Registre-se que todo provimento jurisdicional refere-se a determinado objeto, um bem da vida. As ações distinguem-se entre si não só pela natureza do provimento que o autor pede, como também pelo objeto do seu alegado direito material. Variando um deles, já não se trata da mesma ação. Pela “teoria dos três eadem” (mesmas partes, mas causa de pedir ou título, mesmo pedido) permite-se aferir a conexidade de ações – para o Código de Processo Civil, deve-se ter a mesma causa de pedir ou do mesmo pedido; para a lei processual penal, ocorre quando se tratar de suas infrações ligadas entre si em termos de fato. Na ação penal o pedido é sempre genérico, pois o que se pleiteia é a imposição de uma pena, a ser individualizada pelo Magistrado.

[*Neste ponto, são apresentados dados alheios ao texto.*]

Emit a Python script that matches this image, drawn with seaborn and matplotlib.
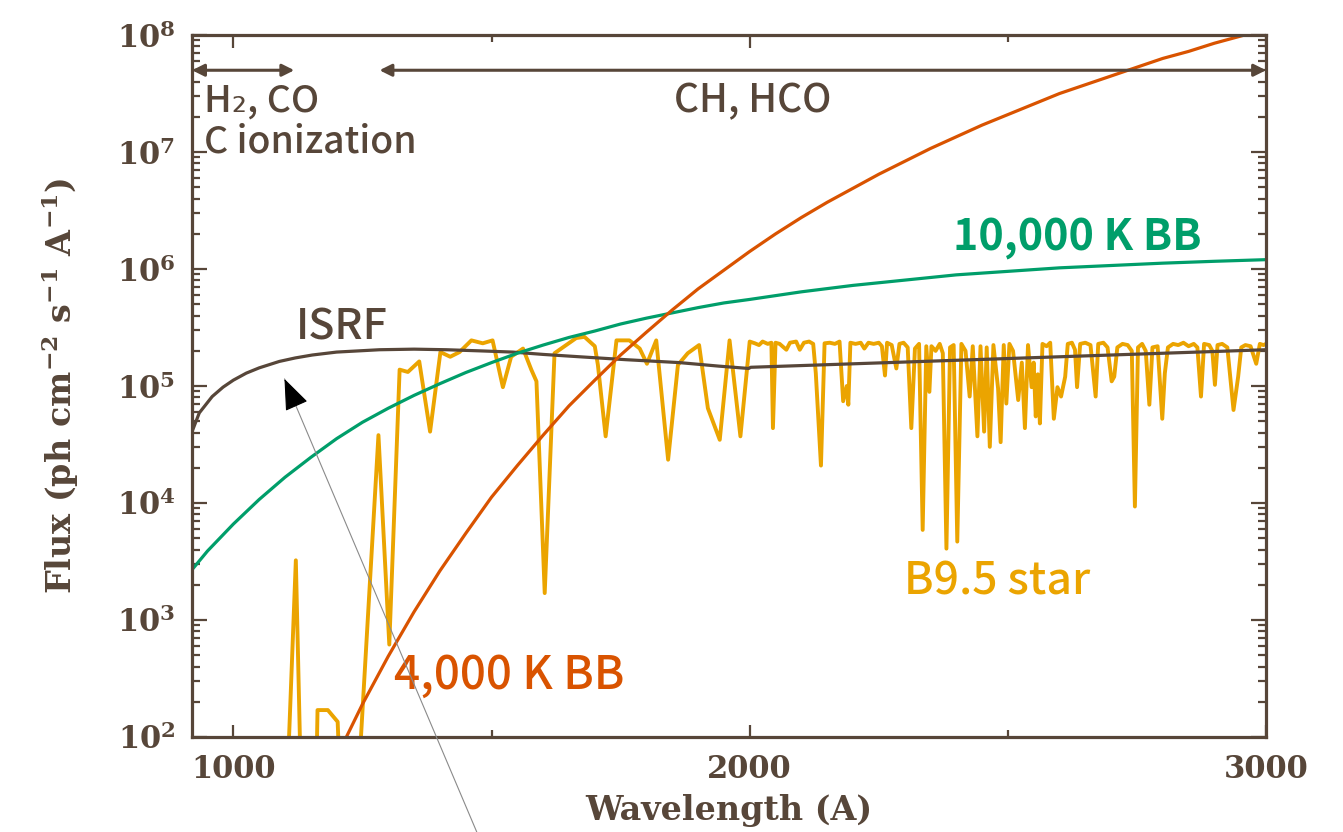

A identificação das ações é de extrema utilidade em direito processual, seja para delimitar a extensão do julgamento a ser proferido, seja para caracterizar a coisa julgada ou a litispendência.

A ação não se resume a um processo físico, é um direito público subjetivo – ou um poder – dirigido ao Estado. O exercício do direito não depende de uma situação material concreta e está sujeito a determinadas condições para, enfim, a atividade jurisdicional ser efetivada.

Assim, ao “entramos com uma ação”, estamos exercendo um direito em face do Estado que nos foi conferido constitucionalmente, exigindo, quando presentes as condições, um provimento que pode ser de mérito, executivo ou cautelar. Contudo, se o autor tem direito a buscar em Juízo a tutela em razão de uma alegada violação ao seu direito, o réu tem direito a opor-se, atividade esta que é exercida por meio das exceções.

Fonte: Teoria Geral do Processo. Antonio Carlos de Araújo Cintra, Ada Pellegrini Grinover e Cândido Rangel Dinamarco.